## Problem:
In the lines below, output everything from the first line through the line containing "ax = fig.add_axes([0.1365, 0.162, 0.86, 0.694])" exactly as it is. Pictures are not part of the output.

## Given material:
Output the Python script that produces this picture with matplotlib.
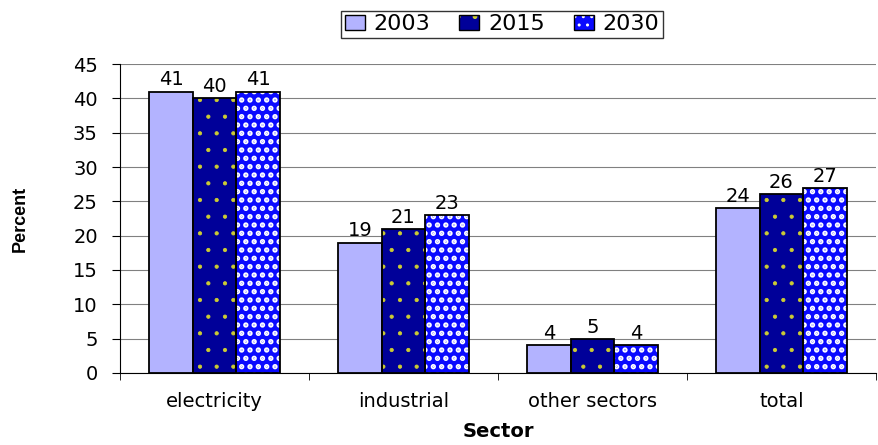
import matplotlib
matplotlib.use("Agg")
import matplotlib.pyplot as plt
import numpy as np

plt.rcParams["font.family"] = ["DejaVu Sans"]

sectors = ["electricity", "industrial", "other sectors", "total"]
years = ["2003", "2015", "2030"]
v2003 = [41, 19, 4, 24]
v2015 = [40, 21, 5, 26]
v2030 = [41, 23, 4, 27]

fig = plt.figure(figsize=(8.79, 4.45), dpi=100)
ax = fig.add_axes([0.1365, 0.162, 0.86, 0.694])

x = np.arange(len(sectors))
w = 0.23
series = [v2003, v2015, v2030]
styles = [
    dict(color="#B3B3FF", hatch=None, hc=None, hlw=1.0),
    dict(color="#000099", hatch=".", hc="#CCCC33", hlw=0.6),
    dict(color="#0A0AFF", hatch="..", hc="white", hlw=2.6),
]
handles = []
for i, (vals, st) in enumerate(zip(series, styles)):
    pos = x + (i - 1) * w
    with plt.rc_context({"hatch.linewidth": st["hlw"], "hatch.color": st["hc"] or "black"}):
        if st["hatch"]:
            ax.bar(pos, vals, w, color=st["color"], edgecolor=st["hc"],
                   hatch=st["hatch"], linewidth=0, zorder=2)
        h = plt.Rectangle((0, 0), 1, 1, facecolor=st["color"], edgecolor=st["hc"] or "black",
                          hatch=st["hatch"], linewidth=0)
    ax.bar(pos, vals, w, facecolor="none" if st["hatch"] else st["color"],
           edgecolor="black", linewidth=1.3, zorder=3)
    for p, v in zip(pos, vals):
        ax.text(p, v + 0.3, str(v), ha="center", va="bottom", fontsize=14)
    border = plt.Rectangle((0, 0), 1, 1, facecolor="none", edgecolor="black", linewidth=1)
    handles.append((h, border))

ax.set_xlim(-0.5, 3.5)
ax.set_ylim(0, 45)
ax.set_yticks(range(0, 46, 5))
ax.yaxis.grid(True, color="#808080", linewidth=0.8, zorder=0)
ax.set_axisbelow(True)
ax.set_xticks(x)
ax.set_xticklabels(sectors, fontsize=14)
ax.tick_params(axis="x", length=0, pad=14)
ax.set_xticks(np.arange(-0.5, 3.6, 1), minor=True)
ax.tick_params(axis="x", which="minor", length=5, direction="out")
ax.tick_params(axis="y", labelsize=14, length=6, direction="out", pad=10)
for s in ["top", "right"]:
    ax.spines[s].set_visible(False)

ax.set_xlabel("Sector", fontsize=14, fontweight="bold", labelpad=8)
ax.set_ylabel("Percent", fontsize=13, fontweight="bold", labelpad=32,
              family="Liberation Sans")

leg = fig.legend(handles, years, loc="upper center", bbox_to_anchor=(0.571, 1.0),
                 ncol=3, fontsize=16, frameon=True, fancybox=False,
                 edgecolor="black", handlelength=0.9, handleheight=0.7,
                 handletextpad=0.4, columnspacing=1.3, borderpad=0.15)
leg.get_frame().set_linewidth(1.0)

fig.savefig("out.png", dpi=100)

## In response:
Output the Python script that produces this picture with matplotlib.
import matplotlib
matplotlib.use("Agg")
import matplotlib.pyplot as plt
import numpy as np

plt.rcParams["font.family"] = ["DejaVu Sans"]

sectors = ["electricity", "industrial", "other sectors", "total"]
years = ["2003", "2015", "2030"]
v2003 = [41, 19, 4, 24]
v2015 = [40, 21, 5, 26]
v2030 = [41, 23, 4, 27]

fig = plt.figure(figsize=(8.79, 4.45), dpi=100)
ax = fig.add_axes([0.1365, 0.162, 0.86, 0.694])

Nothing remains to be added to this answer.